Since the city enacted rent control in 1974, the District has lost 12,600 out of about 188,500 rental apartments and houses, or about 6.7 percent, according to Dorothy Kennison, the city rent administrator appointed by Barry earlier this year.

In addition, about 12 percent of the city's 1970 rental housing stock has been converted to condominiums or is at some stage of the conversion process.

Kennison said she thinks the current rent control law has helped stabilize the city and reduce displacement. But she added in an interview that she has no hard statistics to back her up, and is seeking a research grant to obtain them.

"Without some sound data, it's very, very hard to answer these questions," Kennison said. "Without it, we're all just shooting from the hip."

Kennison said families appear to be doubling up more and more as they are unable to find places to rent or cannot meet the costs of renting in the city, despite rent control.

The polarization of positions was evident at Wilson's hearing, which is scheduled to continue today.

Kennison dismissed some criticisms directed at the current law as "myths" and "ill-founded criticisms." Cities without rent control also have experienced a decline in rental housing, she said.

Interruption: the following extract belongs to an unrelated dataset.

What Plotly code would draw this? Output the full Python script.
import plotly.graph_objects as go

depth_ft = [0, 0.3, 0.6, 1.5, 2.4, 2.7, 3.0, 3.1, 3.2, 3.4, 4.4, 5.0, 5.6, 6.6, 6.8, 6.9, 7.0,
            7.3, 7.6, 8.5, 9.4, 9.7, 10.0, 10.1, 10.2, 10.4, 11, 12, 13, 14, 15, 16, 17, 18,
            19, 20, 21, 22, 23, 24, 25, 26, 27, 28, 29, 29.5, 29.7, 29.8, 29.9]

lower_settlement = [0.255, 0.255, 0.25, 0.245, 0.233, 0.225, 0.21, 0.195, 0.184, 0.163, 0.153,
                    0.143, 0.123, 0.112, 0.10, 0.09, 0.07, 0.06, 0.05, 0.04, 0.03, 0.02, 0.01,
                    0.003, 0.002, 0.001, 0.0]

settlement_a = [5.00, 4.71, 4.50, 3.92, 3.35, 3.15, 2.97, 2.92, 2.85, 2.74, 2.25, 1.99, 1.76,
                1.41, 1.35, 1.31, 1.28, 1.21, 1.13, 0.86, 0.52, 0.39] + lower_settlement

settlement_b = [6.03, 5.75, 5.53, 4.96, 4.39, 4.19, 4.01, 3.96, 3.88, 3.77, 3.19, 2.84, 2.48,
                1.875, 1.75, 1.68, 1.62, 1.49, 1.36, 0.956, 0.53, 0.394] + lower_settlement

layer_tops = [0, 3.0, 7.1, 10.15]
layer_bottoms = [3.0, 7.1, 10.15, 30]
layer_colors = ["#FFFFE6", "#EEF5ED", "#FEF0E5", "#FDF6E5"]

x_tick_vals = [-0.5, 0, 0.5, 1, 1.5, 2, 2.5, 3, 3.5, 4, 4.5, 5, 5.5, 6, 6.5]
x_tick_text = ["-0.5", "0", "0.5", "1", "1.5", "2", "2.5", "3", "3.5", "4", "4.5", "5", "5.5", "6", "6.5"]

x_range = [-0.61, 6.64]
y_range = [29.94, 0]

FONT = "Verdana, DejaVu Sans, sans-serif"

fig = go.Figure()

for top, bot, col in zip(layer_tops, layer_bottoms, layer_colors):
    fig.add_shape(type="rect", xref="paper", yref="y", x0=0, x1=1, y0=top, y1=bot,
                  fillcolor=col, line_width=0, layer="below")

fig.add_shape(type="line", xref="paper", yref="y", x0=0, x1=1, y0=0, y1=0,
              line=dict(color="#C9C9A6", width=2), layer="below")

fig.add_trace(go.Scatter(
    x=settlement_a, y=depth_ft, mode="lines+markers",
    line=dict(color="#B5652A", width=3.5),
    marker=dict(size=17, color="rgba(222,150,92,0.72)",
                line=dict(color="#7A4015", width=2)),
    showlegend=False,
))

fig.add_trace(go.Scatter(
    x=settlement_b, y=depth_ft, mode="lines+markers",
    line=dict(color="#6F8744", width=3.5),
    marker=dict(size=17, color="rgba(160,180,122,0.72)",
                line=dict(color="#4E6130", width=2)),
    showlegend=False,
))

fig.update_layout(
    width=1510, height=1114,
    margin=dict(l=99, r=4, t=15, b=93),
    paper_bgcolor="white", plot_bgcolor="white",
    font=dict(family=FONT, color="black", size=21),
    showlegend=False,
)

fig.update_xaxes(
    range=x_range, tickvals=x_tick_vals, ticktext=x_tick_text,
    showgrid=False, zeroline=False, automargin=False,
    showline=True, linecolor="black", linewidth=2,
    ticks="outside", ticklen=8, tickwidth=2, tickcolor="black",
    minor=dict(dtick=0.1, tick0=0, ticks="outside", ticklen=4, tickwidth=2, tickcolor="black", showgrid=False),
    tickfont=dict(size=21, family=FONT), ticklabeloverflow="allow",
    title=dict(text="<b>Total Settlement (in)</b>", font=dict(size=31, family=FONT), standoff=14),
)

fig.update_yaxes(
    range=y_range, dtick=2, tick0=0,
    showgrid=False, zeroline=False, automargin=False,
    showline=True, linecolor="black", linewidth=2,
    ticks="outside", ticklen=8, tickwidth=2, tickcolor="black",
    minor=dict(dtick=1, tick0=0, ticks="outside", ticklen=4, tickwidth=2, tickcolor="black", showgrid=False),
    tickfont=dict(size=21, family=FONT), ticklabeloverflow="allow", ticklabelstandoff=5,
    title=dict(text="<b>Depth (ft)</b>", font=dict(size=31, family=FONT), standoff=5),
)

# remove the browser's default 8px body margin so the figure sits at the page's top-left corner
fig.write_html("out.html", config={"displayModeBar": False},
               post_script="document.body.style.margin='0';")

But John T. O'Neill, the executive vice president of the Apartment and Office building Association, the local landlord trade industry group, contended that rent control has made the rental housing problem worse in the District and challenged some of the statistics city officials provided.

O'Neill said the numbers did not present a full picture of what he called "the most serious crisis in American -- the demise of rental housing."

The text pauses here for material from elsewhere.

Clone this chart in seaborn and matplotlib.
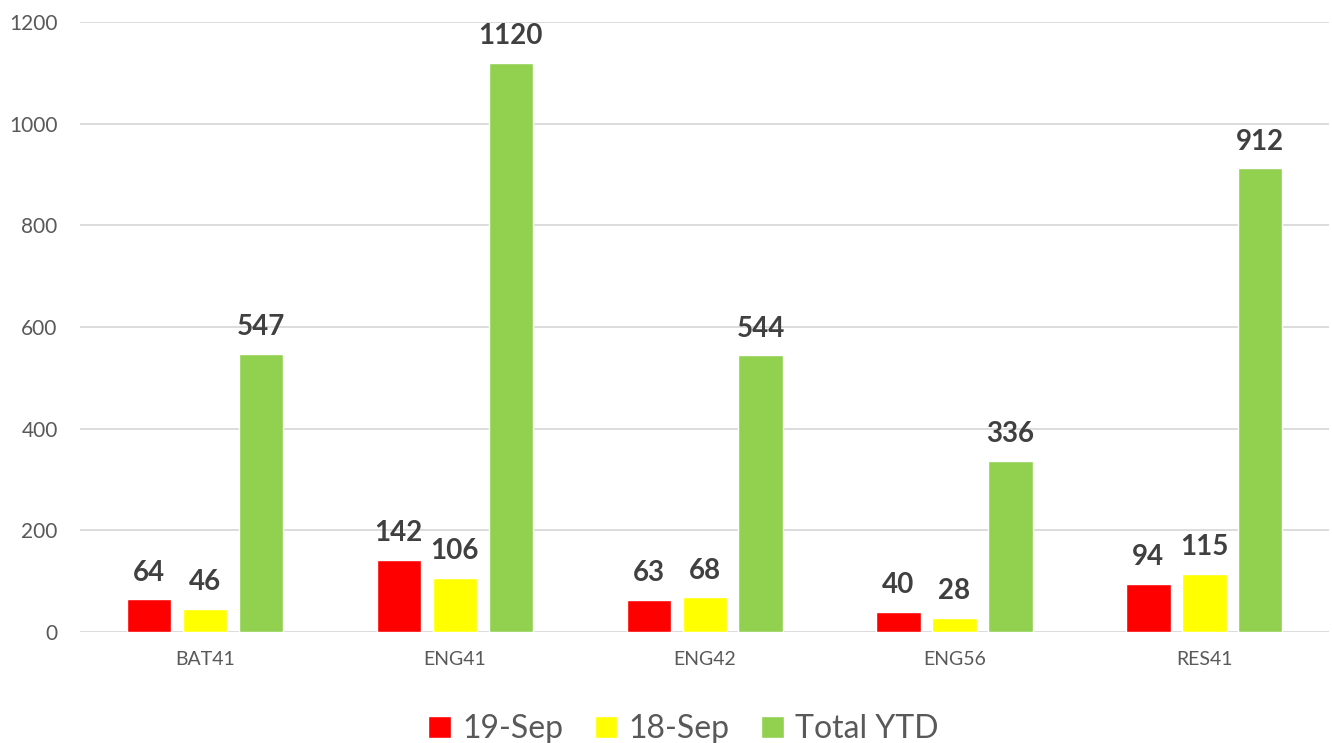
import pandas as pd
import matplotlib.pyplot as plt
import seaborn as sns

categories = ["BAT41", "ENG41", "ENG42", "ENG56", "RES41"]
sep19 = [64, 142, 63, 40, 94]
sep18 = [46, 106, 68, 28, 115]
total_ytd = [547, 1120, 544, 336, 912]
series = ["19-Sep", "18-Sep", "Total YTD"]
colors = ["#FF0000", "#FFFF00", "#92D050"]

df = pd.DataFrame({
    "category": categories * 3,
    "series": [s for s in series for _ in categories],
    "value": sep19 + sep18 + total_ytd,
})

sns.set_style("white")
plt.rcParams["font.family"] = ["Lato", "DejaVu Sans"]

fig = plt.figure(figsize=(13.32, 7.43), dpi=100)
ax = fig.add_axes([0.060, 0.1494, 0.938, 0.821])

sns.barplot(data=df, x="category", y="value", hue="series", hue_order=series,
            palette=colors, width=0.672, gap=0.21, saturation=1, ax=ax,
            legend=True, errorbar=None)

for cont in ax.containers:
    ax.bar_label(cont, padding=10, fontsize=20, fontweight="bold", color="#404040")

ax.set_ylim(0, 1200)
ax.set_yticks(range(0, 1201, 200))
ax.yaxis.grid(True, color="#D9D9D9", linewidth=1.3)
ax.set_axisbelow(True)
for s in ax.spines.values():
    s.set_visible(False)
ax.tick_params(axis="y", length=0, labelsize=15, labelcolor="#595959", pad=16)
ax.tick_params(axis="x", length=0, labelsize=14, labelcolor="#595959", pad=14)
ax.set_xlabel("")
ax.set_ylabel("")

ax.legend(loc="upper center", bbox_to_anchor=(0.483, -0.088), ncol=3, frameon=False,
          fontsize=23, labelcolor="#595959", handlelength=0.7, handleheight=0.7,
          handletextpad=0.35, columnspacing=1.0)

fig.savefig("out.png", dpi=100)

The Emergency Committee to Save Rental Housing, a coalition of 85 community groups, issued a press release objecting to the hearings, charging Wilson with conflict of interest (he owns rental property in the city) and contending that his subcommittee has no jurisdiction to hold rent control hearings.

The congressman denied the tenants charge. He said he and his wife own four town houses, only two of which are rented, and those, he said, are not subject to rent control.

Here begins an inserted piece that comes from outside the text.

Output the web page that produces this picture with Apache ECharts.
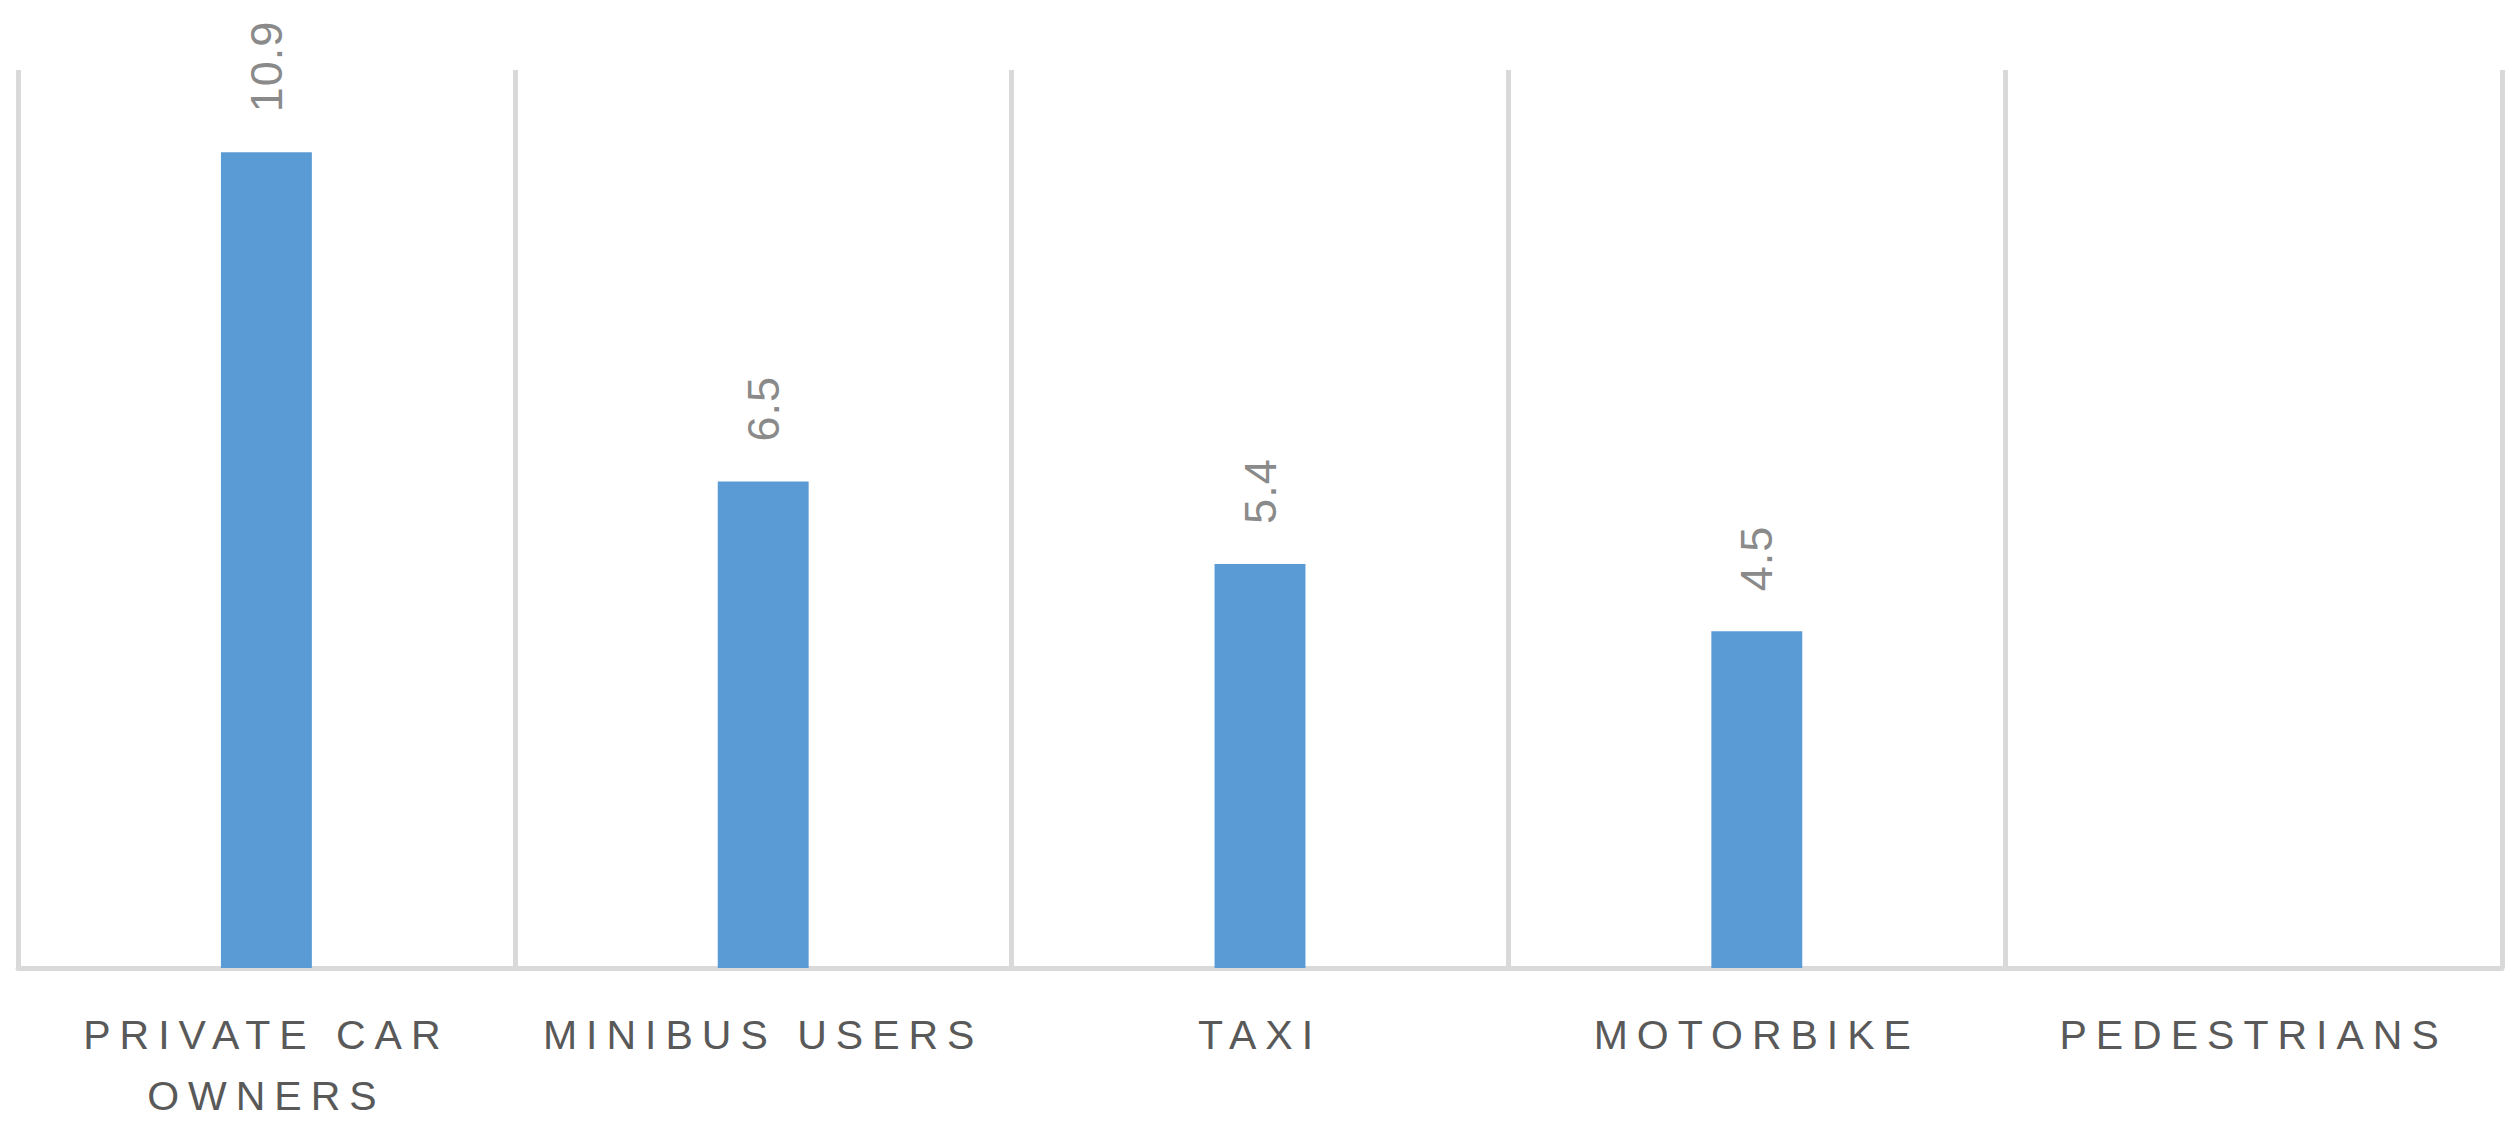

Wilson said the hearings were not prompted by landlord requests but by his interest in how the city's tax base is affected by rent control.

He indicated an interest in supporting a strong rent subsidy program, which he said could help apartment families paying less than $400 a month in rent and between 25 percent and 30 percent of their income for housing.

Joseph Schuble, a real estate executive who helped raise money for Barry's election last year, said a public relations consultant has told the real estate industry it would cost half a million dollars to mount the sort of antirent control campaign they would like to have.

"With the makeup of D.C. political forces, we couldn't see that it would be anything but a waste of money," Schuble said. "The Law expires in an election year, and I don't like our chances."

At least one real estate industry official is optimistic, however.

Mortgage banker Mallory Walker said he believes the housing director is working toward a phasing out of the current rent control law. "It's being debated and worked out," said Walker, one of Barry's supporters last year. "It's beyond the discussion stage. The mayor and [Robert] Moore are grappling with the issue."

Council member John Ray (D-At Large) said he thinks the current law needs major revisions and should be phased out. He said he supports a rent subsidy program to require a mix of incomes in apartment buildings, as well as job, education and tax programs that he says would make rent control unnecessary.

"My personal view is that rent control doesn't save decent housing for poor folk," Ray said. "We will end up like New York, with good places to live for the well-to-do but not for the poor. Rent control benefits the middle class and the well-to-do in the long run."

Six council members interviewed either supported the continuation of rent controls, took no firm position or declined to comment.

Wilson said in a recent interview that he indeed is a foe of rent control. "I personally believe the mayor and the housing director and the more responsible and less radical members of the City Council know that it is a failure," Wilson said. "But they just think it's a political impossibility to deal with. They've all scared of it. It is an obvious catastrophe for the city's rental stock."